::: TASK INPUTS :::

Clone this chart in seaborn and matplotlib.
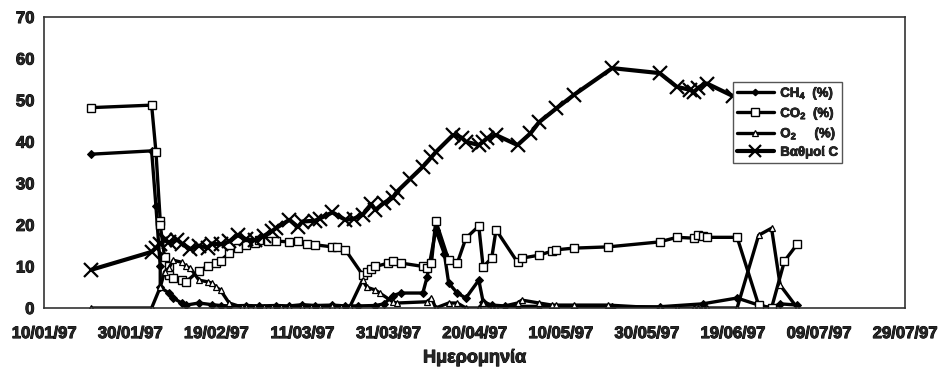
import matplotlib
matplotlib.use("Agg")
import matplotlib.pyplot as plt
import matplotlib.dates as mdates
import matplotlib.patheffects as pe
from matplotlib.lines import Line2D
import pandas as pd
import seaborn as sns

# Sampling days are counted from 10/01/97
START = pd.Timestamp("1997-01-10")

ch4_day = [11, 25, 26, 27, 27, 29, 30, 32, 33, 36, 39, 41, 43, 47, 50, 54, 57, 60,
           63, 67, 70, 73, 77, 79, 81, 83, 88, 89, 91, 93, 94, 96, 98, 101, 102, 104,
           107, 110, 115, 123, 132, 143, 153, 161, 166, 169, 171, 175]
ch4_val = [37.0, 37.8, 24.5, 10.0, 5.0, 3.6, 2.4, 1.2, 0.7, 1.2, 0.8, 0.6, 0.5, 0.6, 0.5,
           0.6, 0.5, 0.8, 0.6, 0.7, 0.5, 0.5, 0.6, 1.0, 3.0, 3.6, 3.6, 7.5, 18.8, 13.0,
           6.0, 3.6, 2.4, 6.7, 1.5, 0.7, 0.5, 0.4, 0.4, 0.3, 0.3, 0.3, 1.0, 2.4, 0.7,
           0.0, 1.0, 0.7]

co2_day = [11, 25, 26, 27, 27, 28, 29, 29, 30, 32, 33, 36, 38, 40, 41, 43, 45, 47, 49,
           50, 52, 54, 57, 59, 61, 63, 67, 68, 70, 74, 75, 76, 77, 80, 81, 83, 88, 89,
           90, 91, 94, 96, 98, 101, 102, 104, 105, 110, 111, 115, 118, 119, 123, 131,
           143, 147, 151, 152, 153, 154, 161, 166, 169, 172, 175]
co2_val = [48.2, 48.8, 37.6, 21.0, 20.0, 12.3, 10.0, 8.0, 7.2, 6.7, 6.3, 9.0, 10.0, 10.8,
           11.4, 13.2, 14.4, 15.2, 15.6, 16.3, 16.1, 16.1, 15.9, 16.1, 15.4, 15.2, 14.7,
           14.7, 14.0, 8.0, 8.7, 9.4, 10.0, 10.8, 11.3, 10.8, 10.0, 9.6, 10.8, 21.0,
           11.5, 10.8, 16.8, 19.7, 9.9, 12.0, 18.8, 11.0, 12.0, 12.7, 13.7, 14.0, 14.4,
           14.7, 15.9, 17.0, 16.8, 17.5, 17.3, 17.0, 17.0, 0.7, 0.0, 11.3, 15.4]

o2_day = [11, 25, 27, 28, 29, 30, 32, 33, 34, 36, 38, 39, 40, 41, 43, 46, 47, 49, 51,
          53, 55, 57, 60, 62, 64, 67, 69, 71, 74, 75, 77, 78, 81, 82, 89, 90, 91, 94,
          96, 98, 101, 102, 104, 105, 110, 111, 115, 118, 119, 123, 131, 143, 147, 151,
          152, 153, 154, 161, 166, 169, 171, 175]
o2_val = [0.0, 0.0, 5.0, 8.7, 9.6, 11.5, 11.0, 10.0, 9.6, 6.7, 6.3, 6.0, 5.0, 4.3, 1.2,
          0.2, 0.2, 0.3, 0.2, 0.3, 0.2, 0.3, 0.3, 0.2, 0.3, 0.4, 0.3, 0.2, 6.7, 5.0, 4.3,
          3.6, 1.5, 1.2, 1.5, 2.4, 0.0, 1.2, 1.2, 0.0, 0.0, 1.2, 0.0, 0.0, 1.2, 1.9, 1.2,
          0.7, 0.7, 0.7, 0.7, 0.0, 0.0, 0.0, 0.0, 0.0, 0.0, 0.0, 17.5, 19.2, 5.5, 0.0]

temp_day = [11, 25, 26, 27, 28, 29, 31, 32, 34, 36, 38, 39, 41, 43, 45, 47, 49, 51, 53,
            54, 57, 59, 60, 63, 64, 67, 70, 72, 74, 76, 77, 79, 81, 82, 85, 88, 90, 91,
            95, 97, 98, 101, 102, 103, 105, 110, 113, 115, 119, 123, 132, 143, 147, 150,
            151, 152, 154, 160]
temp_val = [9.2, 13.5, 14.5, 15.5, 16.3, 15.8, 16.4, 15.5, 14.2, 15.0, 14.5, 15.5, 15.3,
            16.0, 17.5, 16.5, 16.3, 17.3, 18.5, 19.3, 21.2, 19.5, 20.8, 21.0, 21.5, 23.0,
            21.2, 21.5, 22.4, 25.0, 23.6, 25.3, 26.5, 28.0, 31.0, 34.0, 36.3, 37.5, 41.6,
            41.0, 40.0, 39.2, 40.0, 40.9, 41.6, 39.2, 42.0, 44.7, 48.0, 51.2, 57.7, 56.5,
            53.2, 52.5, 52.0, 53.0, 54.0, 51.0]

series_labels = ["CH$_4$  (%)", "CO$_2$  (%)", "O$_2$     (%)", "Βαθμοί C"]
x_label = "Ημερομηνία"
tick_start, tick_end, tick_step = "1997-01-10", "1997-07-29", 20

sns.set_style("white")
plt.rcParams["font.family"] = ["Liberation Sans", "DejaVu Sans"]
plt.rcParams["font.weight"] = "bold"
plt.rcParams["mathtext.fontset"] = "custom"
plt.rcParams["mathtext.bf"] = "Liberation Sans:bold"
plt.rcParams["mathtext.rm"] = "Liberation Sans:bold"
plt.rcParams["mathtext.default"] = "bf"

# a thin outline in the text colour gives the heavy, inked look of the labels
heavy = [pe.withStroke(linewidth=0.7, foreground="black")]


def frame(days, vals):
    return pd.DataFrame({"date": START + pd.to_timedelta(days, unit="D"), "value": vals})


fig = plt.figure(figsize=(9.42, 3.72), dpi=100)
ax = fig.add_axes([44 / 942, 1 - 308 / 372, (905 - 44) / 942, (308 - 17) / 372])

styles = [
    dict(marker="D", markersize=3.8, markerfacecolor="black", markeredgecolor="black", lw=2.4),
    dict(marker="s", markersize=6, markerfacecolor="white", markeredgecolor="black",
         markeredgewidth=1.0, lw=2.4),
    dict(marker="^", markersize=4.5, markerfacecolor="white", markeredgecolor="black",
         markeredgewidth=0.9, lw=2.4),
    dict(marker="x", markersize=10, markeredgecolor="black", markeredgewidth=1.6, lw=3.0),
]
data = [(ch4_day, ch4_val), (co2_day, co2_val), (o2_day, o2_val), (temp_day, temp_val)]

for (d, v), st in zip(data, styles):
    sns.lineplot(data=frame(d, v), x="date", y="value", estimator=None, sort=False,
                 color="black", ax=ax, **st)

ax.set_ylim(0, 70)
ax.set_yticks(range(0, 71, 10))
ax.set_xlim(pd.Timestamp(tick_start), pd.Timestamp(tick_end))
ax.set_xticks(pd.date_range(tick_start, tick_end, freq=f"{tick_step}D"))
ax.xaxis.set_major_formatter(mdates.DateFormatter("%d/%m/%y"))
ax.tick_params(axis="both", labelsize=12, direction="out", length=4, width=1,
               color="#555555", pad=3)
ax.tick_params(axis="x", pad=9)

for sp in ax.spines.values():
    sp.set_color("#333333")
    sp.set_linewidth(1.2)

ax.set_ylabel("")
ax.set_xlabel(x_label, fontsize=13, fontweight="bold", labelpad=6)
ax.xaxis.label.set_path_effects(heavy)

legend_handles = []
for st in styles:
    hs = dict(st)
    hs["markersize"] = st["markersize"] * 0.85
    legend_handles.append(Line2D([], [], color="black", **hs))
leg = ax.legend(legend_handles, series_labels, loc="upper left",
                bbox_to_anchor=(0.800, 0.777), borderaxespad=0, frameon=True,
                fancybox=False, framealpha=1, edgecolor="#555555", fontsize=9.5,
                handlelength=2.8, handletextpad=0.5, borderpad=0.3, labelspacing=0.32)
leg.get_frame().set_linewidth(1.0)
for t in leg.get_texts():
    t.set_fontweight("bold")
    t.set_path_effects([pe.withStroke(linewidth=0.5, foreground="black")])

fig.canvas.draw()
for lab in ax.get_xticklabels() + ax.get_yticklabels():
    lab.set_fontweight("bold")
    lab.set_path_effects(heavy)

fig.savefig("out.png", dpi=100)
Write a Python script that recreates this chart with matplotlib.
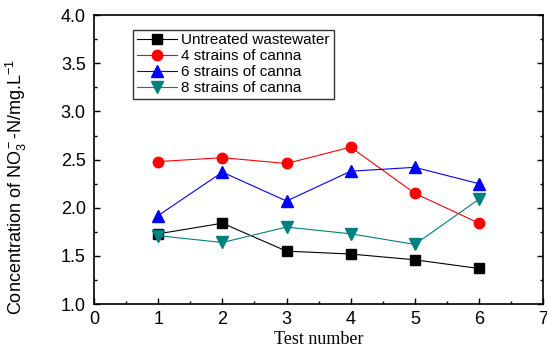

:::

§ **DIRECTIONS FOR THIS TASK**
From the opening line of the entries above to the line containing "0.0, 1.0, 0.7]", please transcribe each line exactly, skipping every picture.

§ **ANSWER TO THIS TASK**
Clone this chart in seaborn and matplotlib.
import matplotlib
matplotlib.use("Agg")
import matplotlib.pyplot as plt
import matplotlib.dates as mdates
import matplotlib.patheffects as pe
from matplotlib.lines import Line2D
import pandas as pd
import seaborn as sns

# Sampling days are counted from 10/01/97
START = pd.Timestamp("1997-01-10")

ch4_day = [11, 25, 26, 27, 27, 29, 30, 32, 33, 36, 39, 41, 43, 47, 50, 54, 57, 60,
           63, 67, 70, 73, 77, 79, 81, 83, 88, 89, 91, 93, 94, 96, 98, 101, 102, 104,
           107, 110, 115, 123, 132, 143, 153, 161, 166, 169, 171, 175]
ch4_val = [37.0, 37.8, 24.5, 10.0, 5.0, 3.6, 2.4, 1.2, 0.7, 1.2, 0.8, 0.6, 0.5, 0.6, 0.5,
           0.6, 0.5, 0.8, 0.6, 0.7, 0.5, 0.5, 0.6, 1.0, 3.0, 3.6, 3.6, 7.5, 18.8, 13.0,
           6.0, 3.6, 2.4, 6.7, 1.5, 0.7, 0.5, 0.4, 0.4, 0.3, 0.3, 0.3, 1.0, 2.4, 0.7,
           0.0, 1.0, 0.7]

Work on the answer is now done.